【書評】『日本歓楽郷案内』酒井潔著/彩流社/本体3800円+税
【評者】鈴木洋史(ノンフィクションライター)
本書は、昭和6年(1931年)に刊行された同名の書籍の復刻版である。著者は大正末期から昭和初期に流行したエログロナンセンス文化の牽引車として知られる編集者、著述家で、当時の風俗文化を扱った編著書の多くが刊行当初に発禁処分を受け、その後伏せ字処理を施して刊行された。本書も同様だ。
内容は、当時の東京の2大歓楽街だった銀座と浅草を中心に、新宿、大阪、横浜、神戸を加えた歓楽街の探訪記。ただし、当時は合法だった吉原などの遊郭は取り上げず、今で言う「裏風俗」を中心に訪ね歩く。
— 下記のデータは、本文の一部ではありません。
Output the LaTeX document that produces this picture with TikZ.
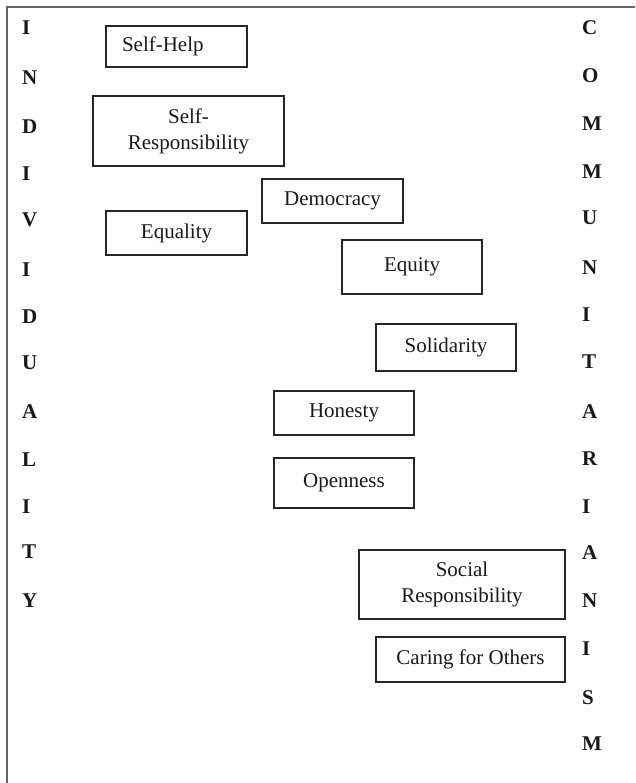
\documentclass[tikz,border=0pt]{standalone}
\usepackage{fontspec}
\setmainfont{Liberation Serif}
\begin{document}
\begin{tikzpicture}[x=1pt,y=-1pt,
  box/.style={draw=black!85, line width=1.2pt, inner sep=0pt, align=center,
    font=\fontsize{21}{26}\selectfont, text=black!90},
  letter/.style={font=\fontsize{21}{26}\selectfont\bfseries, inner sep=0pt,
    text=black!90, anchor=west},
  frame/.style={draw=black!60, line width=2pt}]
\useasboundingbox (0,0) rectangle (635,783);
\coordinate (ftop) at (635,7);
\coordinate (fcorner) at (7,7);
\coordinate (fbot) at (7,783);
\draw[frame] (ftop) -- (fcorner) -- (fbot);

% boxes
\node[box, minimum height=41pt, text width=109pt, align=left, inner xsep=16pt] (selfhelp) at (176.5,46.5) {Self-Help};
\node[box, minimum width=191pt, minimum height=70pt] (selfresp) at (188.5,131) {Self-\\Responsibility};
\node[box, minimum width=141pt, minimum height=44pt] (democracy) at (332.5,201) {Democracy};
\node[box, minimum width=141pt, minimum height=44pt] (equality) at (176.5,233) {Equality};
\node[box, minimum width=140pt, minimum height=54pt] (equity) at (412,267) {Equity};
\node[box, minimum width=140pt, minimum height=47pt] (solidarity) at (446,347.5) {Solidarity};
\node[box, minimum width=140pt, minimum height=44pt] (honesty) at (344,413) {Honesty};
\node[box, minimum width=140pt, minimum height=50pt] (openness) at (344,483) {Openness};
\node[box, minimum width=206pt, minimum height=69pt] (socresp) at (462,584.5) {Social\\Responsibility};
\node[box, minimum width=189pt, minimum height=45pt] (caring) at (470.5,659.5) {Caring for Others};

% left column
\foreach \ch/\yy [count=\i] in {I/28,N/78,D/127,I/174,V/220,I/270,D/317,U/363,A/412,L/460,I/507,T/552,Y/601}
  \node[letter] (left\i) at (22,\yy) {\ch};

% right column
\foreach \ch/\yy [count=\i] in {C/28,O/76,M/124,M/172,U/218,N/268,I/315,T/362,A/412,R/459,I/507,A/553,N/601,I/649,S/698,M/744}
  \node[letter] (right\i) at (582,\yy) {\ch};
\end{tikzpicture}
\end{document}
例えば、夜になると銀座にも出没して売春を行なった「ストリート・ガール」に始まり、恋人や夫人の気分で散歩に付き合う「ステッキ・ガール」、カフェーや喫茶店で話し相手になる「スピーキング・ガール」、「中流以上の夫人や、デパートの女や、れつきとした旦那を持つお妾さん」が相手をする「高級魔窟」……。
〈夜の街には戀(こい)の波が渦卷き、歡樂の焔が赭々(あかあか)と燃える。凡(あら)ゆる華洒な装餝を施したモダン東京は、今やその體内(たいない)から發散する異常な情熱で、若きプリマドンナの様に輝かしく匂ふ〉(ルビは編集部)
本書が刊行されたのは、関東大震災(大正12年=1923年)による破壊とその後の急速な復興によって東京から江戸情緒が消滅し、都市化が一気に進んだ時期。しかも、戦争が暗い影を落とすのはもう少し先のことだ。
そんな狭間の時期に、都市には快楽というあだ花が狂い咲きした。著者の洒脱な筆は、その妖しい様と人々の息吹を生々しく伝える。今とは違う風俗の中身も興味深いが、当時の独特の雰囲気を味わうだけでも愉しい。